Pavao explained that when parents drop their children off near the front rather than the back, the congestion backs up Patten Road, which in turn backs up Cold Spring Road once cars can no longer take a turn onto Patten. The resulting “traffic mess” was part of the reason for the closing of Hartford Road.

“Quite frankly, if people follow the rules, I think it would be better. But some of the drivers that come into this parking lot, make their own rules, right?” Antonelli said. “When people make their own rules and stop caring about anybody else, then the system breaks down.”

However, the new pattern has delayed not just commuters coming through Hartford Road but from all sides of the school. Frustrations have been running high among students and parents alike, and Antontelli recalls getting several angry emails as well as being yelled at as he stood outside over the past month.

Antonelli assures that these decisions are not made on a whim, and that each traffic pattern is calculated to have a tangible impact on congestion around the school.

“Everything we’ve done, we’ve done it in collaboration with engineers, local officials,” he said. 

English teacher Meghan Oelerich, who lives in town, has two children whom she must drop off at seven in the morning in order to make it to school on time.

Compared to last year, she says, the traffic situation is much more difficult. Her normal commute takes her through Hartford Road, but after the new traffic plan was instated, she has had to circle around to the school in a new route that takes her around ten minutes longer.

“For now, I’ve done it.

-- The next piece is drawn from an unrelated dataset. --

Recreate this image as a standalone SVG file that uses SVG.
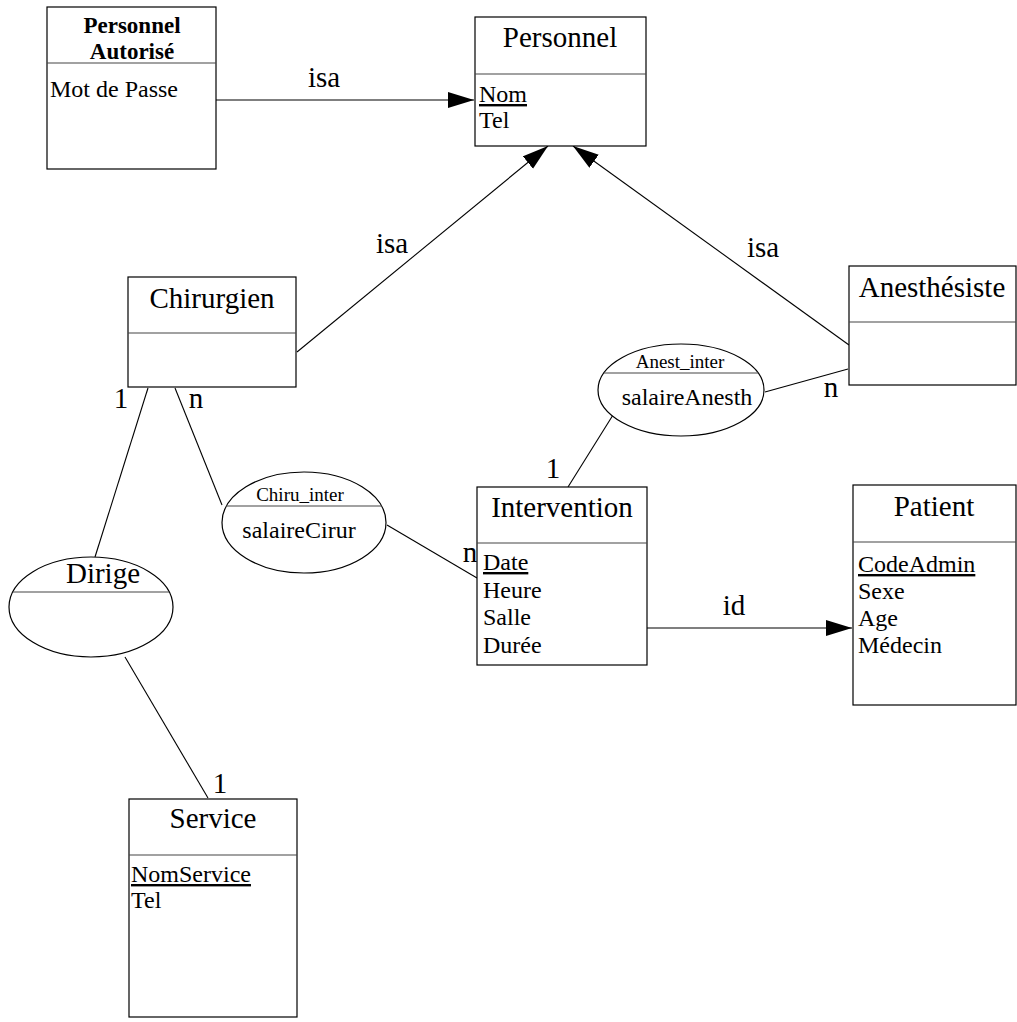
<svg xmlns="http://www.w3.org/2000/svg" width="1017" height="1022" viewBox="0 0 1017 1022">
<style>
text{font-family:"Liberation Serif","Times New Roman",serif;fill:#000}
.box{fill:#fff;stroke:#000;stroke-width:1.2}
.div{stroke:#444;stroke-width:1.2}
.title{font-size:29px;text-anchor:middle}
.btitle{font-size:23px;font-weight:bold;text-anchor:middle}
.attr{font-size:24px}
.small{font-size:19px;text-anchor:middle}
.mid{font-size:24px;text-anchor:middle}
.lbl{font-size:29px;text-anchor:middle}
.u{text-decoration:underline}
.con{stroke:#000;stroke-width:1.1;fill:none}
.ell{fill:#fff;stroke:#000;stroke-width:1.2}
</style>
<defs>
<marker id="arr" markerUnits="userSpaceOnUse" markerWidth="27" markerHeight="17" refX="26" refY="8" orient="auto">
<path d="M0,0 L26,8 L0,16 z" fill="#000"/>
</marker>
</defs>
<g id="connectors">
<line class="con" x1="216" y1="100" x2="474" y2="100" marker-end="url(#arr)"/>
<line class="con" x1="297" y1="352" x2="548" y2="146" marker-end="url(#arr)"/>
<line class="con" x1="849" y1="345" x2="573" y2="146" marker-end="url(#arr)"/>
<line class="con" x1="148" y1="388" x2="95" y2="557"/>
<line class="con" x1="125" y1="657" x2="208" y2="798"/>
<line class="con" x1="175" y1="388" x2="222" y2="505"/>
<line class="con" x1="387" y1="525" x2="477" y2="578"/>
<line class="con" x1="568" y1="487" x2="613" y2="415"/>
<line class="con" x1="765" y1="392" x2="848" y2="369"/>
<line class="con" x1="647" y1="628" x2="852" y2="628" marker-end="url(#arr)"/>
<text class="lbl" x="324" y="87">isa</text>
<text class="lbl" x="392" y="253">isa</text>
<text class="lbl" x="763" y="257">isa</text>
<text class="lbl" x="121" y="408">1</text>
<text class="lbl" x="196" y="408">n</text>
<text class="lbl" x="470" y="562">n</text>
<text class="lbl" x="553" y="478">1</text>
<text class="lbl" x="831" y="397">n</text>
<text class="lbl" x="220" y="793">1</text>
<text class="lbl" x="734" y="615">id</text>
</g>
<g id="personnel-autorise">
<rect class="box" x="47" y="7" width="169" height="162"/>
<line class="div" x1="47" y1="63" x2="216" y2="63"/>
<text class="btitle" x="132" y="33">Personnel</text>
<text class="btitle" x="132" y="59">Autorisé</text>
<text class="attr" x="50" y="97">Mot de Passe</text>
</g>
<g id="personnel">
<rect class="box" x="475" y="17" width="171" height="129"/>
<line class="div" x1="475" y1="74" x2="646" y2="74"/>
<text class="title" x="560" y="47">Personnel</text>
<text class="attr u" x="479" y="102">Nom</text>
<text class="attr" x="479" y="128">Tel</text>
</g>
<g id="chirurgien">
<rect class="box" x="128" y="277" width="168" height="110"/>
<line class="div" x1="128" y1="333" x2="296" y2="333"/>
<text class="title" x="212" y="308">Chirurgien</text>
</g>
<g id="anesthesiste">
<rect class="box" x="849" y="266" width="167" height="119"/>
<line class="div" x1="849" y1="322" x2="1016" y2="322"/>
<text class="title" x="932" y="297">Anesthésiste</text>
</g>
<g id="anest-inter">
<ellipse class="ell" cx="681" cy="390" rx="83" ry="46"/>
<line class="div" x1="604" y1="373" x2="758" y2="373"/>
<text class="small" x="680" y="368">Anest_inter</text>
<text class="mid" x="687" y="405">salaireAnesth</text>
</g>
<g id="chiru-inter">
<ellipse class="ell" cx="304" cy="522.5" rx="82" ry="50.5"/>
<line class="div" x1="226" y1="506" x2="382" y2="506"/>
<text class="small" x="300" y="501">Chiru_inter</text>
<text class="mid" x="299" y="538">salaireCirur</text>
</g>
<g id="intervention">
<rect class="box" x="477" y="487" width="170" height="178"/>
<line class="div" x1="477" y1="543" x2="647" y2="543"/>
<text class="title" x="562" y="517">Intervention</text>
<text class="attr u" x="483" y="570">Date</text>
<text class="attr" x="483" y="598">Heure</text>
<text class="attr" x="483" y="625">Salle</text>
<text class="attr" x="483" y="653">Durée</text>
</g>
<g id="patient">
<rect class="box" x="853" y="485" width="163" height="220"/>
<line class="div" x1="853" y1="542" x2="1016" y2="542"/>
<text class="title" x="934" y="516">Patient</text>
<text class="attr u" x="858" y="572">CodeAdmin</text>
<text class="attr" x="858" y="599">Sexe</text>
<text class="attr" x="858" y="626">Age</text>
<text class="attr" x="858" y="653">Médecin</text>
</g>
<g id="dirige">
<ellipse class="ell" cx="91" cy="607" rx="82" ry="50"/>
<line class="div" x1="13" y1="592" x2="169" y2="592" stroke="#777"/>
<text class="title" x="103" y="583">Dirige</text>
</g>
<g id="service">
<rect class="box" x="129" y="799" width="168" height="218"/>
<line class="div" x1="129" y1="855" x2="297" y2="855"/>
<text class="title" x="213" y="828">Service</text>
<text class="attr u" x="131" y="882">NomService</text>
<text class="attr" x="131" y="908">Tel</text>
</g>
</svg>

I’ve been maybe marginally late, like I called Mrs. Keirstead a few times […] my concern is winter, when the bad weather hits, the ice and things like that, and everything slows down. If I’m barely getting here on time now, when the weather is beautiful, it’s a concern,” she said.

Seniors who have to drive to school in the mornings have voiced concerns about barely making it to school on time despite waking up earlier, and have suggested various changes to speed up the traffic flow.

“We need to have another traffic person at the Cold Spring intersection [with Patten Road],” said senior Matt Mantenuto. “Everyone at that stop sign isn’t told to go, and then they never get to school.”

Antonelli has already begun considering this adjustment since parents brought up the idea last year, as he hopes it will improve student safety in the area.

“Because that, for me, is one of the most dangerous intersections in Westford. I mean, I’ve been to 15, 20 different accidents out there over the last, you know, ten years of my career,” he said. 

For now, though, the plan for the future is simply to adjust.

“With any new change, it’s going to be, you know, a little bit different, but people just need to realize, hey, it’s a little bit slower. Leave a couple minutes earlier. I mean, it’s not — this isn’t end-of-the-world-type stuff. It’s a couple of minutes, so leave a few minutes earlier,” said Pavao.